STATED PROBLEM
Lines containing the word "React" should be extracted in full.

MATERIAL

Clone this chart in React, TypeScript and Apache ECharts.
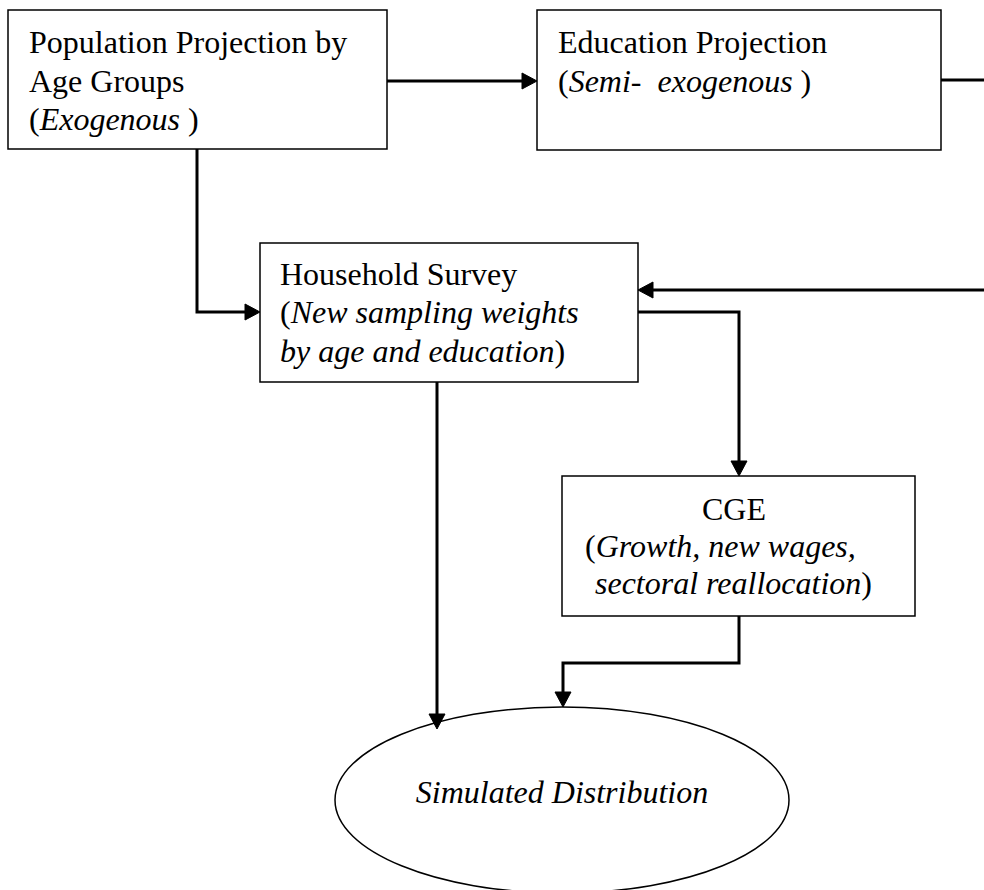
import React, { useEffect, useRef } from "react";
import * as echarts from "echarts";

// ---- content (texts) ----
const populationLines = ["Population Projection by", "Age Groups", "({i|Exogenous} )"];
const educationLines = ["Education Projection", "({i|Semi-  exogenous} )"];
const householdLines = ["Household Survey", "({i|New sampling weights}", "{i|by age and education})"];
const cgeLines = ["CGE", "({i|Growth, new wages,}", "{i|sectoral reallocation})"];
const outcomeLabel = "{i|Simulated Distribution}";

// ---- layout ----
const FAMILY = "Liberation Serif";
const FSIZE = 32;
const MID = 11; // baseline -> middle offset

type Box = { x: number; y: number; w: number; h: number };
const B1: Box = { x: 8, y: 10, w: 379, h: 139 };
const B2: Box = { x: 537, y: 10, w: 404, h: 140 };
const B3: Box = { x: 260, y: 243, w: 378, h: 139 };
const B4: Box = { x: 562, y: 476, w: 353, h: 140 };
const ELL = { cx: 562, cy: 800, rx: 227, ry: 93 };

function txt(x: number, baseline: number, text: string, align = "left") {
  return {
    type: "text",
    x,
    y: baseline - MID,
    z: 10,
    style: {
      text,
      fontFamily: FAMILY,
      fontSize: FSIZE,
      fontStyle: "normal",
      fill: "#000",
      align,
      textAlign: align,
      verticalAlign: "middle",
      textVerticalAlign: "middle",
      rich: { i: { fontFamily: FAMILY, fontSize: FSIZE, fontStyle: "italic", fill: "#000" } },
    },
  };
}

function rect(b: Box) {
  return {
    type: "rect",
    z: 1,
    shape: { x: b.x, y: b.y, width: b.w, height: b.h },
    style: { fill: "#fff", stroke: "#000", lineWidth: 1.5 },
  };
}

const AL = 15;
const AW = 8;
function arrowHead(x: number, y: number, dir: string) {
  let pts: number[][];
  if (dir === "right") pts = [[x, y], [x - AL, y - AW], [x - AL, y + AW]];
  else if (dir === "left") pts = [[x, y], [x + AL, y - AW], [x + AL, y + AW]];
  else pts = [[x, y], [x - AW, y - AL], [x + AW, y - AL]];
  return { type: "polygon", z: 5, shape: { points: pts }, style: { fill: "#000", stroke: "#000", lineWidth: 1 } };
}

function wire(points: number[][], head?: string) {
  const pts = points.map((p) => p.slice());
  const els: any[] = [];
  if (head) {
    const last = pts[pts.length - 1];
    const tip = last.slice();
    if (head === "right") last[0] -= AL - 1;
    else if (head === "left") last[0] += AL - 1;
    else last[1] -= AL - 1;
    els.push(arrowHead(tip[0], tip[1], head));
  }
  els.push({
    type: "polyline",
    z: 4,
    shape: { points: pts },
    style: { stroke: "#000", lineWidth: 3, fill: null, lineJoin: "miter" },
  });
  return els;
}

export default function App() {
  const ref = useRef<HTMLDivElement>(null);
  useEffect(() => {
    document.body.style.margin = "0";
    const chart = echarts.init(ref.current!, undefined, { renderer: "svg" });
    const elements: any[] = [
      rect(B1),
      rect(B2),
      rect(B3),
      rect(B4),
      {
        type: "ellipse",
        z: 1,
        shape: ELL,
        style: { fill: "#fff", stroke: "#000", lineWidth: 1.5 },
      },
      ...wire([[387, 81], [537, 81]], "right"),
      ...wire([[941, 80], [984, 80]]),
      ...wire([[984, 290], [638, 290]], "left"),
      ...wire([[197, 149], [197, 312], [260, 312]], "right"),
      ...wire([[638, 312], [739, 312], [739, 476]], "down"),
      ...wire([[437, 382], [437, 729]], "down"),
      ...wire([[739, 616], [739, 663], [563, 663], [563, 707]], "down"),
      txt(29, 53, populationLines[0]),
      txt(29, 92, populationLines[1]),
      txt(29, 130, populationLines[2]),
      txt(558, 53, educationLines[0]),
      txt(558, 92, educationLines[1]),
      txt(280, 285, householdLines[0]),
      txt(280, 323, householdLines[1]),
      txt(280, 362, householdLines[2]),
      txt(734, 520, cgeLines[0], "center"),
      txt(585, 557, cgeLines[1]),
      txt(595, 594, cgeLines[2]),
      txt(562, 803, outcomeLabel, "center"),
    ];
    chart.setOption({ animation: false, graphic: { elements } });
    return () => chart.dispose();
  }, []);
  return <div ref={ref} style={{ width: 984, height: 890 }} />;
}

FINISHED TASK
Clone this chart in React, TypeScript and Apache ECharts.
import React, { useEffect, useRef } from "react";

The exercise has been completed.